PopGap #03: Blank Generation (1980)

Written by dorrk
17 March 2015

Punk Movies: #08 of 21

There was an hour-long concert movie titled The Blank Generation in 1976 featuring several notable acts from the New York Punk scene, including Richard Hell and the Voidoids, whose song supplied the title. That movie had the right idea. This 1980 drama starring Hell makes the great mistake of relegating his music to the background, and then getting everything else wrong.

For some reason that can never be rationalized, Blank Generation is primarily about a French journalist (Carole Bouquet) and her love life. On assignment in NYC, she interviews a rising punk singer (Hell), flirts with him, and then he unrapes* her. Now a couple, they argue about going to the beach, so she steals his car. Obsessed with her, he becomes disillusioned with music, driving her into the arms of her rich ex-lover, and by this time I had lost all interest in what was happening. I probably made that sound better than it is. Save for the few scenes showing Hell on stage performing, this movie is a snooze.

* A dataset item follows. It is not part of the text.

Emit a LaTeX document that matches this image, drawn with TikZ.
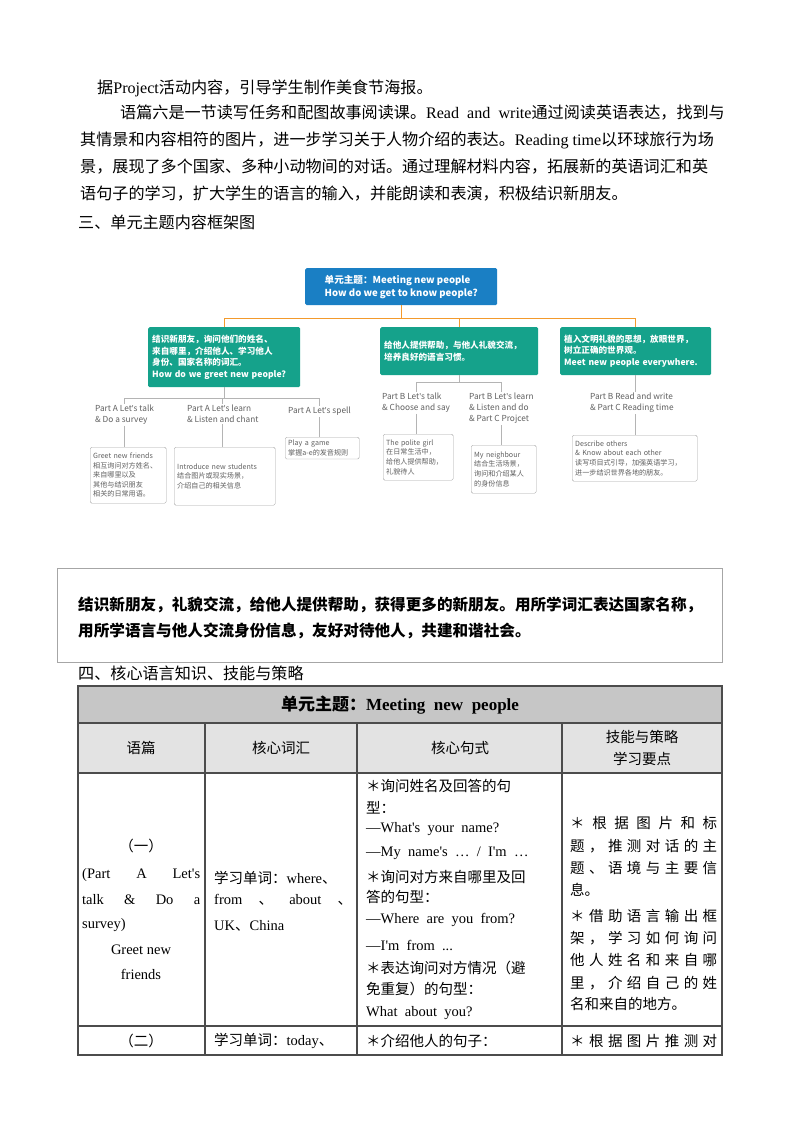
\documentclass[tikz,border=0pt]{standalone}
\usepackage{fontspec}
\setmainfont{Noto Sans CJK SC}
\newfontfamily\lat{Liberation Serif}
\newfontfamily\cjkf{Noto Sans CJK SC}
\newfontfamily\nsans{Noto Sans}
\newcommand\ap{{\nsans'}}
\makeatletter
\def\spA#1#2{#1\ifx\relax#2\expandafter\@gobble\else\hfil\expandafter\@firstofone\fi{\spA#2}}
\makeatother
\newcommand\sprd[2]{\hbox to #1{\spA#2\relax}}
\definecolor{topblue}{HTML}{1A7FC4}
\definecolor{tgreen}{HTML}{15A28B}
\definecolor{oline}{HTML}{F39A2C}
\definecolor{gline}{HTML}{B4B4B4}
\definecolor{gtext}{HTML}{606060}
\tikzset{
 para/.style={anchor=west,inner sep=0,font=\fontsize{16.1}{16}\selectfont},
 gbox/.style={anchor=north west,fill=tgreen,text=white,rounded corners=1.5,align=left,font=\fontsize{8.6}{11.5}\selectfont\bfseries,inner sep=4},
 lbl/.style={anchor=north west,text=gtext,align=left,font=\fontsize{8.3}{11}\selectfont,inner sep=1},
 sbox/.style={anchor=north west,draw=gray!70,rounded corners=1.5,align=left,font=\fontsize{7.1}{9.6}\selectfont,text=gtext,inner sep=3},
 ol/.style={draw=oline,line width=1.2},
 gl/.style={draw=gline,line width=0.9},
 tl/.style={anchor=west,inner sep=0,font=\fontsize{14.5}{15}\selectfont},
 tc/.style={inner sep=0,font=\fontsize{14.5}{15}\selectfont},
 tab/.style={draw=black!70,line width=1.1}
}
\begin{document}
\begin{tikzpicture}[x=1pt,y=-1pt]
\useasboundingbox[fill=white] (0,0) rectangle (800,1132);
% paragraphs
\node[para] (p1) at (97,88) {据{\lat Project}活动内容，引导学生制作美食节海报。};
\node[para] (p2) at (120,113) {语篇六是一节读写任务和配图故事阅读课。{\lat Read\ \ and\ \ write}通过阅读英语表达，找到与};
\node[para] (p3) at (80,140) {其情景和内容相符的图片，进一步学习关于人物介绍的表达。{\lat Reading time}以环球旅行为场};
\node[para] (p4) at (80,167) {景，展现了多个国家、多种小动物间的对话。通过理解材料内容，拓展新的英语词汇和英};
\node[para] (p5) at (80,194) {语句子的学习，扩大学生的语言的输入，并能朗读和表演，积极结识新朋友。};
\node[para] (h3) at (78,222) {三、单元主题内容框架图};
% diagram
\node[anchor=north west,fill=topblue,text=white,rounded corners=1.5,align=left,font=\fontsize{9.6}{13}\selectfont\bfseries,minimum width=192,minimum height=37,inner sep=4] (top) at (305,268) {单元主题：Meeting new people\\How do we get to know people?};
\node[gbox,text width=144,minimum height=60] (gA) at (148,327) {结识新朋友，询问他们的姓名、\\来自哪里，介绍他人、学习他人\\身份、国家名称的词汇。\\How do we greet new people?};
\node[gbox,text width=150,minimum height=48] (gB) at (380,327) {给他人提供帮助，与他人礼貌交流，\\培养良好的语言习惯。};
\node[gbox,text width=143,minimum height=48] (gC) at (560,327) {植入文明礼貌的思想，放眼世界，\\树立正确的世界观。\\Meet new people everywhere.};
\draw[ol] (top.south) -- ++(0,13) coordinate (j);
\draw[ol] (j) -| (gA.north);
\draw[ol] (j) -| (gB.north);
\draw[ol] (j) -| (gC.north);
% labels A
\node[lbl] (lA1) at (94,404) {Part A Let\ap s talk\\\& Do a survey};
\node[lbl] (lA2) at (186,404) {Part A Let\ap s learn\\\& Listen and chant};
\node[lbl] (lA3) at (287,406) {Part A Let\ap s spell};
\draw[gl] (gA.south) -- ++(0,11) coordinate (ja);
\draw[gl] (ja) -| (lA1.north);
\draw[gl] (ja) -| (lA2.north);
\draw[gl] (ja) -| (lA3.north);
\node[sbox,text width=70,minimum height=56] (bA1) at (90,447) {Greet new friends\\相互询问对方姓名、\\来自哪里以及\\其他与结识朋友\\相关的日常用语。};
\node[sbox,text width=95,minimum height=58] (bA2) at (174,447) {Introduce new students\\结合图片或现实场景，\\介绍自己的相关信息};
\node[sbox,text width=68] (bA3) at (285,437) {Play a game\\掌握a-e的发音规则};
\draw[gl] (lA1.south) -- (lA1.south |- bA1.north);
\draw[gl] (lA2.south) -- (lA2.south |- bA2.north);
\draw[gl] (lA3.south) -- (lA3.south |- bA3.north);
% labels B
\node[lbl] (lB1) at (381,392) {Part B Let\ap s talk\\\& Choose and say};
\node[lbl] (lB2) at (468,392) {Part B Let\ap s learn\\\& Listen and do\\\& Part C Projcet};
\draw[gl] (gB.south) -- ++(0,7) coordinate (jb);
\draw[gl] (jb) -| (lB1.north);
\draw[gl] (jb) -| (lB2.north);
\node[sbox,text width=64,minimum height=46] (bB1) at (383,434) {The polite girl\\在日常生活中，\\给他人提供帮助，\\礼貌待人};
\node[sbox,text width=59,minimum height=48] (bB2) at (471,445) {My neighbour\\结合生活场景，\\询问和介绍某人\\的身份信息};
\draw[gl] (lB1.south) -- (lB1.south |- bB1.north);
\draw[gl] (lB2.south) -- (lB2.south |- bB2.north);
% labels C
\node[lbl] (lC) at (589,392) {Part B Read and write\\\& Part C Reading time};
\draw[gl] (gC.south) -- (gC.south |- lC.north);
\node[sbox,text width=119,minimum height=46] (bC) at (572,435) {Describe others\\\& Know about each other\\读写项目式引导，加强英语学习，\\进一步结识世界各地的朋友。};
\draw[gl] (gC.south |- lC.south) -- (gC.south |- bC.north);
% summary box
\draw[draw=gray!70,line width=0.9] (57,568) rectangle (722,662);
\node[para,font=\fontsize{15.6}{16}\selectfont\bfseries] (s1) at (78,605) {结识新朋友，礼貌交流，给他人提供帮助，获得更多的新朋友。用所学词汇表达国家名称，};
\node[para,font=\fontsize{15.6}{16}\selectfont\bfseries] (s2) at (78,631) {用所学语言与他人交流身份信息，友好对待他人，共建和谐社会。};
\node[para] (h4) at (78,673) {四、核心语言知识、技能与策略};
% table
\fill[gray!45] (78,686) rectangle (722,723);
\fill[gray!22] (78,723) rectangle (722,773);
\draw[tab] (78,686) rectangle (722,1055);
\draw[tab] (78,723) -- (722,723);
\draw[tab] (78,773) -- (722,773);
\draw[tab] (78,1026) -- (722,1026);
\foreach \cx in {205,357,562} \draw[tab] (\cx,723) -- (\cx,1055);
\node[tc,font=\fontsize{17}{18}\selectfont\bfseries] (tt) at (400,705) {单元主题：{\lat\bfseries Meeting\ \ new\ \ people}};
\node[tc] (c1) at (141,748) {语篇};
\node[tc] (c2) at (281,748) {核心词汇};
\node[tc] (c3) at (460,748) {核心句式};
\node[tc,align=center,font=\fontsize{14.5}{22}\selectfont] (c4) at (642,748) {技能与策略\\学习要点};
% row 1 col 1
\node[tc] (r1) at (141,846) {（一）};
\node[tl] (r1a) at (82,875) {\lat\hbox to 118pt{(Part\hfil A\hfil Let's}};
\node[tl] (r1b) at (82,900) {\lat\hbox to 118pt{talk\hfil \&\hfil Do\hfil a}};
\node[tl] (r1c) at (82,925) {\lat survey)};
\node[tc] (r1d) at (141,950) {\lat Greet new};
\node[tc] (r1e) at (141,974) {\lat friends};
% col 2
\node[tl] (v1) at (214,878) {学习单词：{\lat where}、};
\node[tl] (v2) at (214,900) {\hbox to 138pt{{\lat from}\hfil 、\hfil {\lat about}\hfil 、}};
\node[tl] (v3) at (214,926) {{\lat UK}、{\lat China}};
% col 3
\node[tl] (s01) at (366,786) {＊询问姓名及回答的句};
\node[tl] (s02) at (366,808) {型：};
\node[tl] (s03) at (366,829) {\lat —What's\ \ your\ \ name?};
\node[tl] (s04) at (366,853) {\lat —My\ \ name's\ \ …\ \ /\ \ I'm\ \ …};
\node[tl] (s05) at (366,877) {＊询问对方来自哪里及回};
\node[tl] (s06) at (366,897) {答的句型：};
\node[tl] (s07) at (366,920) {\lat —Where\ \ are\ \ you\ \ from?};
\node[tl] (s08) at (366,945) {\lat —I'm\ \ from\ \ ...};
\node[tl] (s09) at (366,968) {＊表达询问对方情况（避};
\node[tl] (s10) at (366,989) {免重复）的句型：};
\node[tl] (s11) at (366,1013) {\lat What\ \ about\ \ you?};
% col 4
\node[tl] (k1) at (570,823) {\sprd{147pt}{＊根据图片和标}};
\node[tl] (k2) at (570,846) {\sprd{147pt}{题，推测对话的主}};
\node[tl] (k3) at (570,868) {\sprd{147pt}{题、语境与主要信}};
\node[tl] (k4) at (570,890) {息。};
\node[tl] (k5) at (570,916) {\sprd{147pt}{＊借助语言输出框}};
\node[tl] (k6) at (570,938) {\sprd{147pt}{架，学习如何询问}};
\node[tl] (k7) at (570,960) {\sprd{147pt}{他人姓名和来自哪}};
\node[tl] (k8) at (570,983) {\sprd{147pt}{里，介绍自己的姓}};
\node[tl] (k9) at (570,1004) {名和来自的地方。};
% row 2
\node[tc] (r2) at (141,1041) {（二）};
\node[tl] (r2b) at (214,1041) {学习单词：{\lat today}、};
\node[tl] (r2c) at (366,1041) {＊介绍他人的句子：};
\node[tl] (r2d) at (570,1041) {\sprd{147pt}{＊根据图片推测对}};
\end{tikzpicture}
\end{document}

Director Ulli Lommel's career has been, primarily, a parade of low-rated creeps-only horror (the last decade or so seems to consist of real-life serial killer pics), and if any cast of characters has ever cried out for the injection of senseless violence, it's this collection of vapid, zombie-like nobodies searching for a script. It's almost hard to believe that a movie starring Hell, set in late-70s New York in and around CBGBs, and with an appearance by Andy Warhol, could be so boring, but Lommel brings it all down below his usual level.

Hell is charismatic, and the music sequences show off his appeal, but he's not much of an actor (we'll see how this pans out with two more Hell movies coming up later this month), and often resorts to bulging crazy eyes that make him resemble a Fred Armisen character. In an interview with Destroy All Movies: the Complete Guide to Punks on Film, Hell admits that the movie is a nonsensical mess and he mailed-in most of his performance. Bouquet is pretty, but lifeless, and nowhere near capable of carrying a movie with no purpose using her charm alone.

Blank Generation is not a good movie, but worth a look for Hell/NYC punk fans just as a curiosity, but don't expect much.

*Unrape is the trope, very common to movies of the 1970s, in which a woman is forced to have sex and, during the act, begins to enjoy it.